When Clementi returned to Vienna in 1807, all that was forgotten, as he reported to his partner in London. The letter, written in English, shows Clementi's puckish spirit:

 

I have at last made a complete conquest of that
haughty beauty
Beethoven, who first began at public places to grin and coquet with me, which of course I took care not to discourage; then slid into familiar chat, until meeting him by chance one day in the street.

“Where do you lodge?” says he, “I have not seen you this
long
while!”—upon which I gave him my address.

Two days after, I find on my table his card, brought by himself, from the maid's description of his lovely form. This will do, thought I.

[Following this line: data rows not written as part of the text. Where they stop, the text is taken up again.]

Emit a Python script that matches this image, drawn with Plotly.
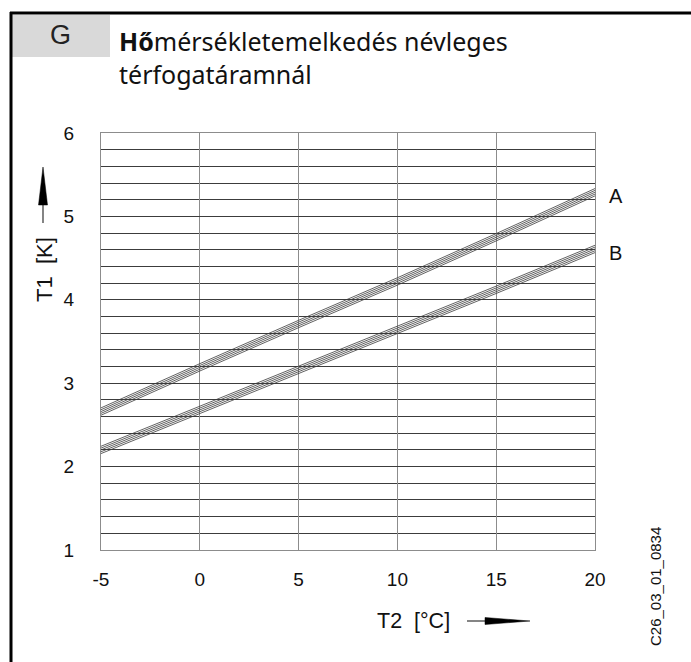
import plotly.graph_objects as go

# Temperature rise T1 [K] against T2 [°C] for the two curves A and B
t2 = [-5, 0, 5, 10, 15, 20]
curve_a = [2.66, 3.19, 3.71, 4.22, 4.75, 5.29]
curve_b = [2.20, 2.68, 3.16, 3.64, 4.12, 4.61]
curve_names = ["A", "B"]
x_ticks = [-5, 0, 5, 10, 15, 20]
y_ticks = [1, 2, 3, 4, 5, 6]

W, H = 691, 662
ML, MR, MT, MB = 101, 96, 133, 112
PW, PH = W - ML - MR, H - MT - MB


def px(x):
    return (x - ML) / PW


def py(y):
    return (H - MB - y) / PH


fig = go.Figure()

# each curve is drawn as a narrow bundle of thin parallel strokes
bundle = [-0.044, -0.022, 0.0, 0.022, 0.044]
for name, vals in zip(curve_names, [curve_a, curve_b]):
    for d in bundle:
        fig.add_trace(go.Scatter(
            x=t2, y=[v + d for v in vals], mode="lines",
            line=dict(color="#3a3a3a", width=0.8),
            hoverinfo="skip", showlegend=False))
    fig.add_annotation(x=t2[-1], y=vals[-1], xref="x", yref="y", text=name,
                       showarrow=False, xanchor="left", yanchor="middle",
                       xshift=12, yshift=-4,
                       font=dict(family="Liberation Sans", size=20, color="#111"))

fig.update_xaxes(range=[-5, 20], tickvals=x_ticks, ticktext=[str(v) for v in x_ticks],
                 showgrid=True, gridcolor="#8c8c8c", gridwidth=1.4,
                 showline=True, linecolor="#8c8c8c", linewidth=1.4, mirror=True,
                 zeroline=False, ticks="", ticklabelstandoff=12,
                 tickfont=dict(family="Liberation Sans", size=19, color="#111"))
fig.update_yaxes(range=[1, 6], tickvals=y_ticks, ticktext=[str(v) for v in y_ticks],
                 showgrid=True, gridcolor="#3c3c3c", gridwidth=1,
                 minor=dict(dtick=0.2, showgrid=True, gridcolor="#3c3c3c", gridwidth=1),
                 showline=True, linecolor="#8c8c8c", linewidth=1.4, mirror=True,
                 zeroline=False, ticks="", ticklabelstandoff=22,
                 tickfont=dict(family="Liberation Sans", size=19, color="#111"))

shapes = [
    # grey header box
    dict(type="rect", xref="paper", yref="paper", x0=px(12), x1=px(110),
         y0=py(57), y1=py(15), fillcolor="#d9d9d9", line=dict(width=0), layer="below"),
    # outer frame (top and left edges)
    dict(type="line", xref="paper", yref="paper", x0=px(10), x1=px(700),
         y0=py(13), y1=py(13), line=dict(color="#000", width=3)),
    dict(type="line", xref="paper", yref="paper", x0=px(11), x1=px(11),
         y0=py(12), y1=py(670), line=dict(color="#000", width=3)),
    # y-axis arrow
    dict(type="line", xref="paper", yref="paper", x0=px(43), x1=px(43),
         y0=py(223), y1=py(200), line=dict(color="#333", width=1.2)),
    dict(type="path", xref="paper", yref="paper",
         path=f"M {px(38.5)} {py(205)} L {px(43)} {py(167)} L {px(47.5)} {py(205)} Z",
         fillcolor="#000", line=dict(color="#000", width=0.5)),
    # x-axis arrow
    dict(type="line", xref="paper", yref="paper", x0=px(467), x1=px(492),
         y0=py(621), y1=py(621), line=dict(color="#333", width=1.2)),
    dict(type="path", xref="paper", yref="paper",
         path=f"M {px(485)} {py(617.5)} L {px(530)} {py(621)} L {px(485)} {py(624.5)} Z",
         fillcolor="#000", line=dict(color="#000", width=0.5)),
]
fig.update_layout(shapes=shapes)

annotations = [
    dict(x=px(60), y=py(35), text="G", font=dict(family="Liberation Sans", size=27, color="#222")),
    dict(x=px(117), y=py(41), text="<b>Hő</b>mérsékletemelkedés névleges", xanchor="left",
         font=dict(family="Noto Sans", size=25, color="#111")),
    dict(x=px(117), y=py(74), text="térfogatáramnál", xanchor="left",
         font=dict(family="Noto Sans", size=25, color="#111")),
    dict(x=px(44), y=py(270), text="T1  [K]", textangle=-90,
         font=dict(family="Liberation Sans", size=22, color="#111")),
    dict(x=px(413), y=py(621), text="T2  [°C]",
         font=dict(family="Liberation Sans", size=21.5, color="#111")),
    dict(x=px(655), y=py(587), text="C26_03_01_0834", textangle=-90,
         font=dict(family="Liberation Sans", size=15, color="#111")),
]
for a in annotations:
    a.setdefault("xanchor", "center")
    a.update(xref="paper", yref="paper", showarrow=False, yanchor="middle")
    fig.add_annotation(**a)

fig.update_layout(width=W, height=H, margin=dict(l=ML, r=MR, t=MT, b=MB),
                  paper_bgcolor="white", plot_bgcolor="white")

fig.write_html("out.html")
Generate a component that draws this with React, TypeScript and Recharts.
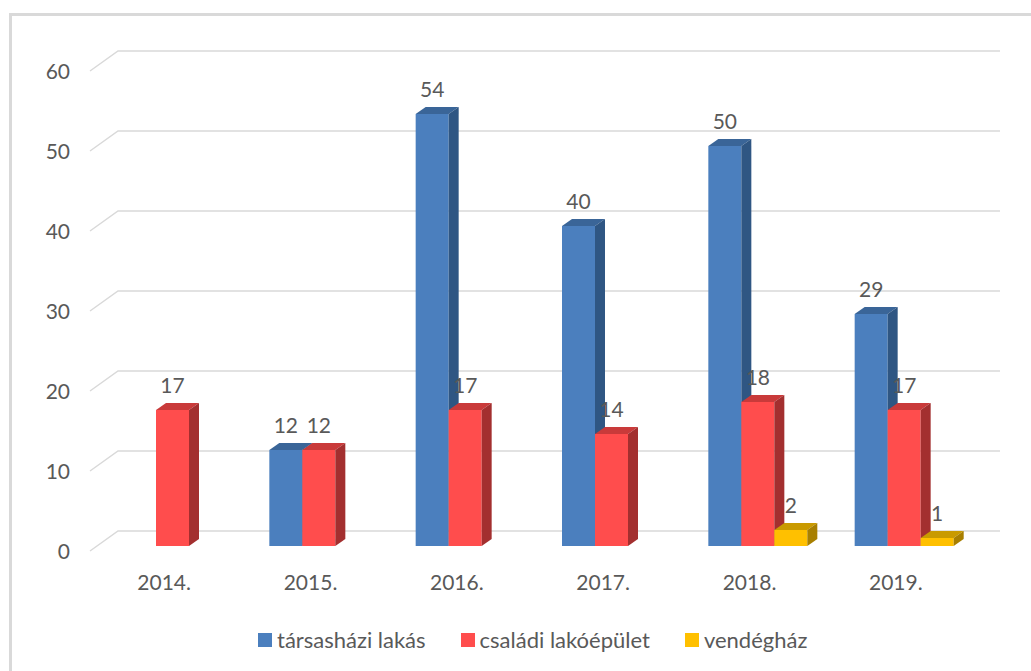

Three days after that, he calls again and finds me at home. Conceive, then the mutual ecstasy of such a meeting! I took pretty good care to improve it to
our house's
advantage . . . In short, I agreed with him to take in manuscript
three quartets
[the
Razumovskys
], a
symphony
[the Fourth], an
overture
[
Coriolan
], a
concerto for the violin
which is beautiful and which, at my request, he will adapt for the pianoforte . . . , and a
concerto for the pianoforte
[the Fourth], for
all
of which we are to pay him one hundred pounds sterling. The property, however, is only for the British Dominions . . . The Symphony and the overture are wonderfully fine, so that I think I have made a very good bargain. What do you think? I have likewise engaged him to compose two sonatas and a Fantasia for the pianoforte.
41

 

Beethoven cobbled together the promised piano arrangement of the Violin Concerto, at the same time revising the hastily written solo-violin part. Despite an elaborate new first-movement cadenza, the solo part of the piano version is remarkably sketchy. Beethoven packed off the Fourth Piano Concerto, the Fourth Symphony, and
Coriolan
to Clementi as a first installment, but the package got waylaid by the ongoing war and never arrived.
42
Eventually Clementi put out the first British editions of the
Razumovsky
Quartets and the Violin and Fourth Piano Concertos; during 1810–11, he issued ten Beethoven works. Clementi's commission for piano sonatas became opp. 78–79.
43
His conquest of the haughty beauty had been gratifying on both sides.